*** MATERIAL
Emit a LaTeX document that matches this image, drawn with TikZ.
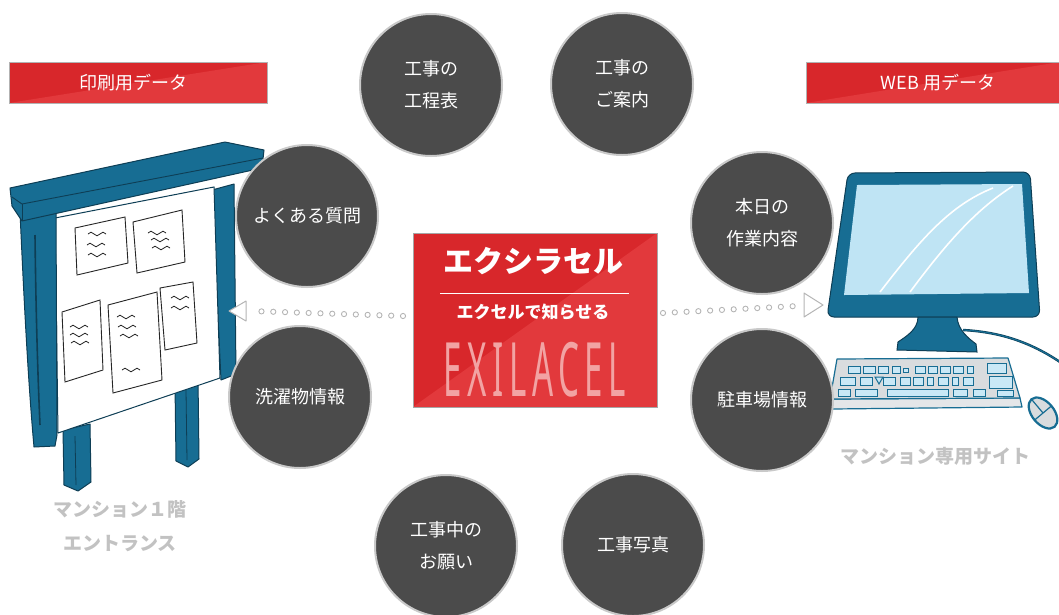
\documentclass[tikz,border=0pt]{standalone}
\usepackage{fontspec}
\newfontfamily\jp{Noto Sans CJK JP}
\newfontfamily\lat{Noto Sans}
\usetikzlibrary{calc,decorations.markings}
\definecolor{circ}{HTML}{4B4B4B}
\definecolor{ring}{HTML}{C9C9C9}
\definecolor{redA}{HTML}{D8272B}
\definecolor{redB}{HTML}{E2393C}
\definecolor{blue}{HTML}{176D93}
\definecolor{dkblue}{HTML}{0E3E55}
\definecolor{screen}{HTML}{BFE4F4}
\definecolor{keyc}{HTML}{C9E8F6}
\definecolor{kbd}{HTML}{D9DCDE}
\definecolor{graytxt}{HTML}{C2C2C2}
\definecolor{dotc}{HTML}{B5B5B5}
\definecolor{logo}{HTML}{F2A3A3}
\newcommand\squig[1]{\draw[ink] (#1) sin ++(3,-1.8) cos ++(3,1.8) sin ++(3,1.8) cos ++(3,-1.8) sin ++(3,-1.8) cos ++(3,1.8);}
\begin{document}
\begin{tikzpicture}[x=1pt,y=-1pt,
  bubble/.style={circle, fill=circ, draw=ring, line width=2pt, minimum size=142pt,
    inner sep=0pt, text=white, align=center, font=\jp\fontsize{18}{32}\selectfont},
  redfill/.style={fill=redA, path picture={\fill[redB] (path picture bounding box.south west)
    -- (path picture bounding box.north east) -- (path picture bounding box.south east) -- cycle;}},
  banner/.style={redfill, draw=black!30, line width=0.6pt, minimum height=41pt, inner sep=0pt,
    text=white, font=\jp\fontsize{18}{20}\selectfont},
  graylabel/.style={text=graytxt, font=\jp\bfseries\fontsize{19}{34}\selectfont, align=center},
  dotline/.style={decoration={markings, mark=between positions 0 and 1 step 11.8pt with
    {\draw[dotc, line width=0.9pt] (0,0) circle (2.6pt);}}, decorate},
  tip/.style={draw=dotc, fill=white, line width=1pt, line join=round},
  post/.style={fill=blue, draw=dkblue, line width=1pt, line join=round},
  paper/.style={fill=white, draw=black!85, line width=0.9pt},
  ink/.style={line width=0.8pt, draw=black!85},
  keyst/.style={fill=keyc, draw=blue, line width=1pt},
]
\useasboundingbox (0,0) rectangle (1059,614);

% ---------- banners ----------
\node[banner, minimum width=258pt] (bl) at (138,82.5) {};
\node[text=white, font=\jp\fontsize{18}{20}\selectfont] (blt) at (133,83) {印刷用データ};
\node[banner, minimum width=254pt] (br) at (933,82.5) {};
\node[text=white, font=\jp\fontsize{18}{20}\selectfont] (brt) at (938,83) {WEB 用データ};

% ---------- bulletin board ----------
\draw[post] (212,190) -- (234,184) -- (236,374) -- (221,380) -- cycle;
\draw[post] (175,384) -- (198,378) -- (199,459) -- (188,467) -- (176,461) -- cycle;
\draw[dkblue, line width=0.8pt] (186,390) -- (187,460);
\draw[post] (63,430) -- (90,424) -- (91,482) -- (78,491) -- (64,485) -- cycle;
\draw[dkblue, line width=0.8pt] (75,436) -- (76,485);
\draw[fill=white, draw=dkblue, line width=1pt] (55,218) -- (214,187) -- (220,378) -- (58,433) -- cycle;
\draw[post] (20,212) .. controls (24,300) and (28,380) .. (34,447) -- (55,446) -- (57,435) -- (56,208) -- cycle;
\draw[dkblue, line width=1.6pt] (35,235) .. controls (36,320) and (38,380) .. (40,425);
% roof slab
\draw[post] (10,188) -- (225,142) -- (264,150) -- (262,168) -- (22,221) -- (12,206) -- cycle;
\draw[dkblue, line width=0.9pt] (12,197) -- (22,204) -- (263,158);
\draw[dkblue, line width=0.9pt] (22,204) -- (22,221);
% papers
\draw[paper] (75,228) -- (125,217) -- (128,263) -- (77,275) -- cycle;
\draw[paper] (133,222) -- (182,210) -- (185,262) -- (137,273) -- cycle;
\draw[paper] (62,312) -- (100,300) -- (103,370) -- (65,382) -- cycle;
\draw[paper] (108,305) -- (157,292) -- (162,380) -- (113,393) -- cycle;
\draw[paper] (160,288) -- (193,282) -- (197,343) -- (165,350) -- cycle;
\squig{88,234} \squig{87,245} \squig{88,255}
\squig{148,233} \squig{151,240} \squig{152,248}
\squig{70,327} \squig{70,335} \squig{71,343}
\squig{117,317} \squig{118,327} \squig{120,336} \squig{122,370}
\squig{171,298} \squig{171,308}

% ---------- computer ----------
\draw[fill=blue, draw=dkblue, line width=1pt, rounded corners=7pt]
  (848,173) -- (1030,172) -- (1040,317) -- (827,317) -- cycle;
\fill[screen] (857,185) -- (1022,184) -- (1029,293) -- (844,295) -- cycle;
\draw[white, line width=1.6pt] (880,292) .. controls (920,240) and (950,205) .. (993,188);
\draw[white, line width=1.6pt] (910,292) .. controls (945,245) and (975,210) .. (1013,186);
\draw[dkblue, line width=2.4pt] (963,330) .. controls (1000,332) and (1030,342) .. (1060,362);
\draw[blue, line width=1.2pt] (963,330) .. controls (1000,332) and (1030,342) .. (1060,362);
\draw[fill=blue, draw=dkblue, line width=1pt]
  (918,317) .. controls (918,330) and (905,337) .. (898,342) -- (897,350) -- (977,352)
  -- (976,344) .. controls (968,338) and (958,330) .. (957,317) -- cycle;
% keyboard
\draw[fill=kbd!70!white, draw=blue, line width=1.2pt, line join=round]
  (830,399) -- (1020,398) -- (1022,407) -- (832,409) -- cycle;
\draw[fill=kbd, draw=blue, line width=1.2pt, line join=round]
  (837,359) -- (1008,358) -- (1020,398) -- (830,399) -- cycle;
\foreach \a/\b in {848/860,863/875,878/888,892/900,915/925,928/937,940/950,953/963,967/973}
  \draw[keyst] (\a,366) rectangle (\b,373);
\draw[keyst] (903,368) rectangle (908,372);
\foreach \a/\b in {840/855,860/872,883/895,900/910,913/923,927/933,938/948,952/958,963/973}
  \draw[keyst] (\a,377) rectangle (\b,385);
\draw[keyst] (875,377) -- (883,377) -- (879,384) -- cycle;
\foreach \a/\b in {838/850,855/877,887/948,953/967,973/985}
  \draw[keyst] (\a,389) rectangle (\b,396);
\draw[keyst] (987,363) rectangle (1006,373);
\draw[keyst] (989,376) rectangle (1012,388);
\draw[keyst] (997,390) rectangle (1013,396);
% mouse
\begin{scope}[shift={(1043,413)}, rotate=-50]
  \draw[fill=kbd, draw=blue, line width=2.2pt] (0,0) ellipse (18pt and 11pt);
  \draw[blue, line width=1.2pt] (-18,0) -- (0,0);
  \draw[blue, line width=1.2pt] (0,-11) -- (0,11);
\end{scope}

% ---------- centre box ----------
\node[redfill, draw=black!35, line width=0.6pt, minimum width=244pt, minimum height=174pt,
  inner sep=0pt] (ex) at (535,320) {};
\node[text=white, font=\jp\bfseries\fontsize{30}{32}\selectfont] (ext) at (533,261) {エクシラセル};
\draw[white, line width=0.8pt] (440,293) -- (629,293);
\node[text=white, font=\jp\bfseries\fontsize{17}{20}\selectfont] (exs) at (533,312) {エクセルで知らせる};
\node[text=logo, font=\lat\fontsize{75}{80}\selectfont, inner sep=0pt] (exl) at (535,370)
  {\scalebox{0.44}[1]{E\,X\,I\,L\,A\,C\,E\,L}};

% ---------- bubbles ----------
\node[bubble] (c1) at (431,85) {工事の\\工程表};
\node[bubble] (c2) at (622,84) {工事の\\ご案内};
\node[bubble] (c3) at (307,216) {よくある質問};
\node[bubble] (c4) at (300,397) {洗濯物情報};
\node[bubble] (c5) at (762,223) {本日の\\作業内容};
\node[bubble] (c6) at (762,400) {駐車場情報};
\node[bubble] (c7) at (446,546) {工事中の\\お願い};
\node[bubble] (c8) at (633,545) {工事写真};

% ---------- dotted arrows ----------
\coordinate (ls) at (403,316);
\coordinate (le) at (250,311);
\coordinate (lt) at (229,311);
\path[dotline] (ls) -- (le);
\draw[tip] (lt) -- ++(17,-10) -- ++(0,20) -- cycle;
\coordinate (rs) at (663,313);
\coordinate (re) at (797,306);
\coordinate (rt) at (823,305);
\path[dotline] (rs) -- (re);
\draw[tip] (rt) -- ++(-19,-12) -- ++(0,24) -- cycle;

% ---------- captions ----------
\node[graylabel] (capl) at (120,526) {マンション１階\\エントランス};
\node[graylabel] (capr) at (935,456) {マンション専用サイト};
\end{tikzpicture}
\end{document}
******
_WHAT NEEDS TO BE DONE_
Work out the number of lines above that include the string "with" and write only that number.

_SOLUTION FOR THIS PROBLEM_
2